The Piper family was in business for a long time, going back to the 1860s. Noah Piper was the the spearhead of a lot of this business in the early days, but by the 1880s, he was ready for retirement. His son, Edward Piper began taking over more and more of the business until he was the president. At the start of the 1880s, the Pipers were in the housewares business, supplying all types of furniture, stoves, lighting, and more for homes. It wasn’t until 1883, when Edwards younger brother, Hiram Liam Piper joined the business. Hiram alogn with Edward wanted the business to change, and change they did. Extremely quickly the brothers began moving away from housewares and into Railway supplies. Soon, they were supplying all kinds of lighting and other items for the industry. Many of the items they began selling they made, but there was one category they didn’t make, and ended up never making. Conductor hand lanterns.
Throughout Pipers long history post 1883 in the railway supply business, one particular item they didn’t sell was hand lanterns. They made Tri-colour lanterns, station lamps, table lamps, switch lamps, caboose marker lamps and all kinds of other lighting products, but not those. My personal opinion on why is the fact the market was saturated with makers already doing just that. Hand lantern makers were everywhere, but makers making tri-colour lanterns, or triangle wall lamps, well there weren’t many. My belief is that the Pipers chose to focus on things that they knew the market would be stronger for, and instead chose to buy small quantities of hand lanterns to keep in stock if a railway wanted to order them. I have seen Piper marked lanterns from 5 or more makers at this point, but never a unique one made by themselves. The lantern below is one of those made by someone else.

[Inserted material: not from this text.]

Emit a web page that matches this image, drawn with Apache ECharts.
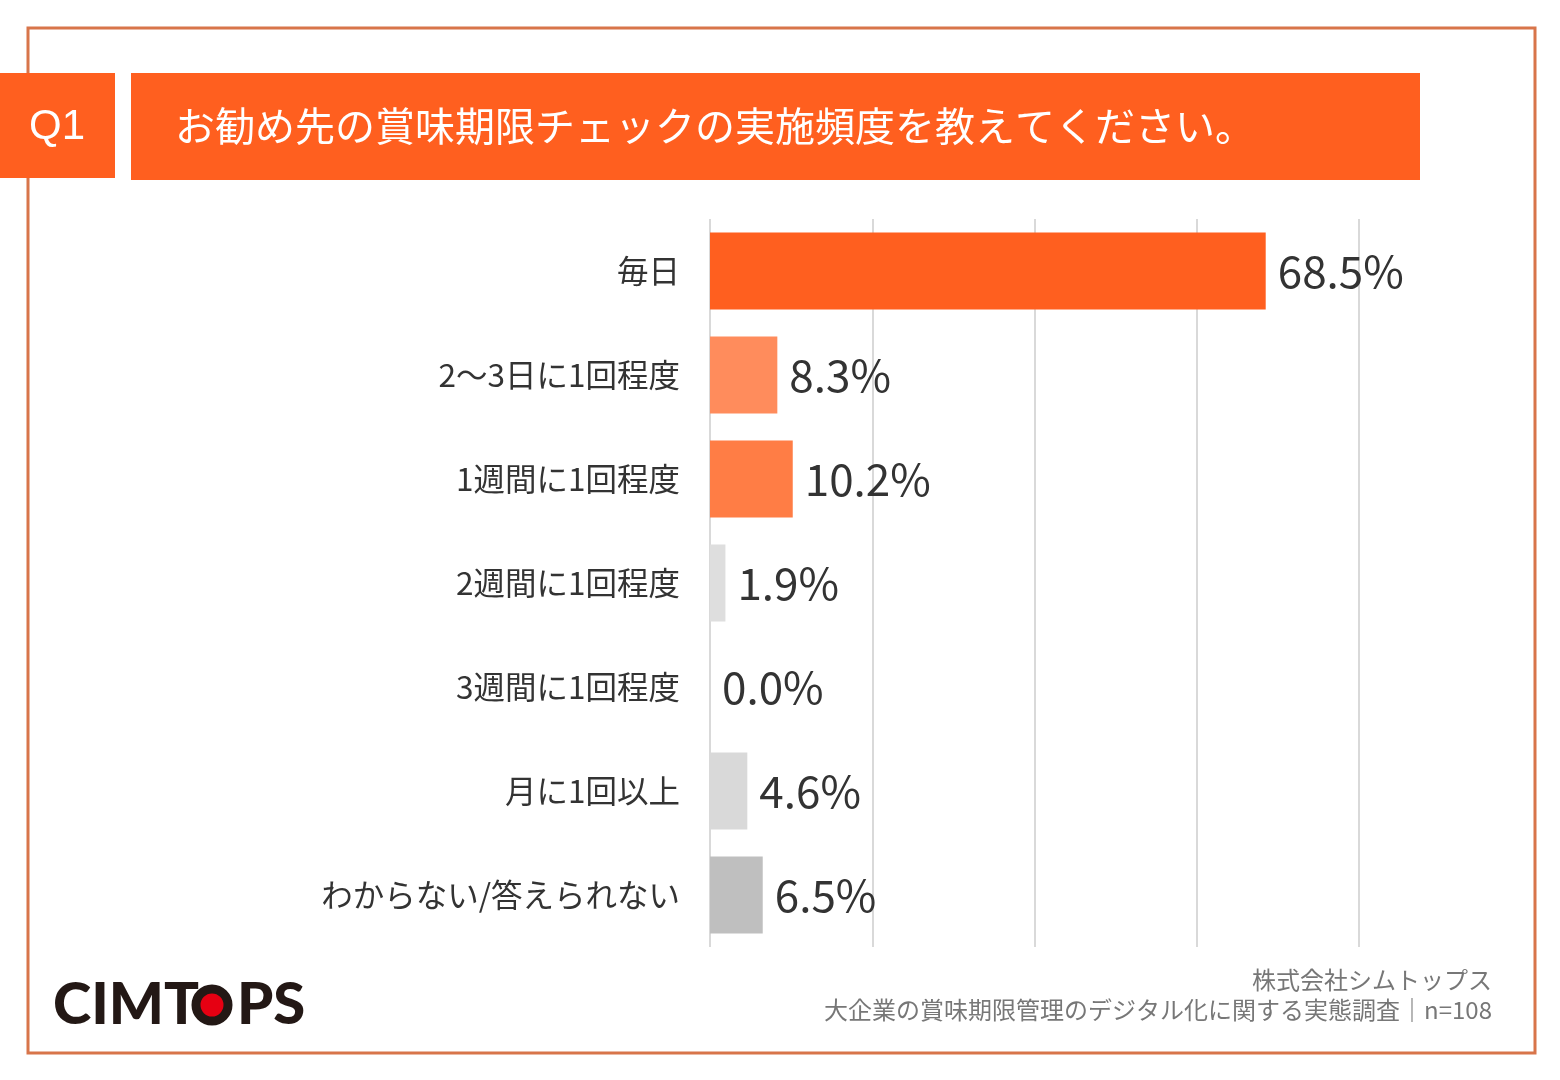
<!DOCTYPE html>
<html><head><meta charset="utf-8">
<script src="https://cdn.jsdelivr.net/npm/echarts@6/dist/echarts.min.js"></script>
<style>html,body{margin:0;padding:0;background:#fff}#c{width:1560px;height:1080px}</style>
</head><body><div id="c"></div>
<script>
const categories = ['毎日','2〜3日に1回程度','1週間に1回程度','2週間に1回程度','3週間に1回程度','月に1回以上','わからない/答えられない'];
const values = [68.5, 8.3, 10.2, 1.9, 0.0, 4.6, 6.5];
const barColors = ['#FF5F1F','#FF8C5C','#FF7D45','#DEDEDE','#DEDEDE','#D9D9D9','#BFBFBF'];
const questionNo = 'Q1';
const titleText = 'お勧め先の賞味期限チェックの実施頻度を教えてください。';
const footer1 = '株式会社シムトップス';
const footer2 = '大企業の賞味期限管理のデジタル化に関する実態調査｜n=108';
const JP = '"Noto Sans CJK JP", "Noto Sans", sans-serif';

const chart = echarts.init(document.getElementById('c'));
chart.setOption({
  backgroundColor: '#fff',
  animation: false,
  grid: { left: 710, right: 201, top: 219, bottom: 133, containLabel: false },
  xAxis: {
    type: 'value', min: 0, max: 80, interval: 20,
    axisLabel: { show: false }, axisLine: { show: false }, axisTick: { show: false },
    splitLine: { show: true, lineStyle: { color: '#D9D9D9', width: 2 } }
  },
  yAxis: {
    type: 'category', inverse: true, data: categories,
    axisLine: { show: false }, axisTick: { show: false },
    axisLabel: { margin: 30, fontSize: 31.5, color: '#333', fontFamily: JP }
  },
  series: [{
    type: 'bar', barWidth: 77,
    data: values.map((v, i) => ({ value: v, itemStyle: { color: barColors[i] } })),
    label: {
      show: true, position: 'right', distance: 12,
      formatter: p => p.value.toFixed(1) + '%',
      fontSize: 44, color: '#333', fontFamily: JP
    }
  }],
  graphic: [
    { type: 'rect', shape: { x: 28, y: 28, width: 1507, height: 1025 }, style: { fill: 'none', stroke: '#D8754A', lineWidth: 3 }, z: 1 },
    { type: 'rect', shape: { x: 0, y: 73, width: 115, height: 105 }, style: { fill: '#FF5F1F' }, z: 2 },
    { type: 'rect', shape: { x: 131, y: 73, width: 1289, height: 107 }, style: { fill: '#FF5F1F' }, z: 2 },
    { type: 'text', x: 57, y: 127, z: 3, style: { text: questionNo, fill: '#fff', fontSize: 42, fontFamily: '"Liberation Sans", Arial, sans-serif', align: 'center', verticalAlign: 'middle' } },
    { type: 'text', x: 175, y: 126, z: 3, style: { text: titleText, fill: '#fff', fontSize: 40, fontFamily: JP, align: 'left', verticalAlign: 'middle' } },
    { type: 'text', x: 1492, y: 980, z: 3, style: { text: footer1, fill: '#777', fontSize: 24, fontFamily: JP, align: 'right', verticalAlign: 'middle' } },
    { type: 'text', x: 1492, y: 1010, z: 3, style: { text: footer2, fill: '#777', fontSize: 24, fontFamily: JP, align: 'right', verticalAlign: 'middle' } },
    { type: 'text', x: 53, y: 1005, z: 3, style: { text: 'CIMT', fill: '#231815', fontSize: 58, fontWeight: 900, fontFamily: 'Lato, sans-serif', align: 'left', verticalAlign: 'middle' } },
    { type: 'circle', shape: { cx: 212, cy: 1005, r: 16 }, style: { fill: '#E60012', stroke: '#231815', lineWidth: 9 }, z: 3 },
    { type: 'text', x: 237, y: 1005, z: 3, style: { text: 'PS', fill: '#231815', fontSize: 58, fontWeight: 900, fontFamily: 'Lato, sans-serif', align: 'left', verticalAlign: 'middle' } }
  ]
});
</script></body></html>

This lantern was made by the Adams and Westlake Company of Chicago. It was their typical style of the era, a brass top bellbottom with an adjustable globe retainer. This style was made from the 1870s to early 1880s and has the makers mark and many, many patents on the bottom, unfortunately the stamping is quite weak so it is hard to make out. Pipers involvement with this lantern is simply, they bought it, applied their tag to it and sold it to someone else. This style of business is called Jobbing and was quite common with lanterns. The interesting part to me is the timelines. Piper started in the lantern business in 1883, and this lantern was made up to the early 1880s. It’s quite likely that this lantern was purchased by Piper in the very beginning days of their transition into a railway supply company. In terms of a Piper item, this is a really special early part of their history and I’m so pleased it’s now in my collection. In the lantern I placed an early Intercolonial Lantern globe I needed a home for. It matches the era of this lantern perfectly and the two look great together.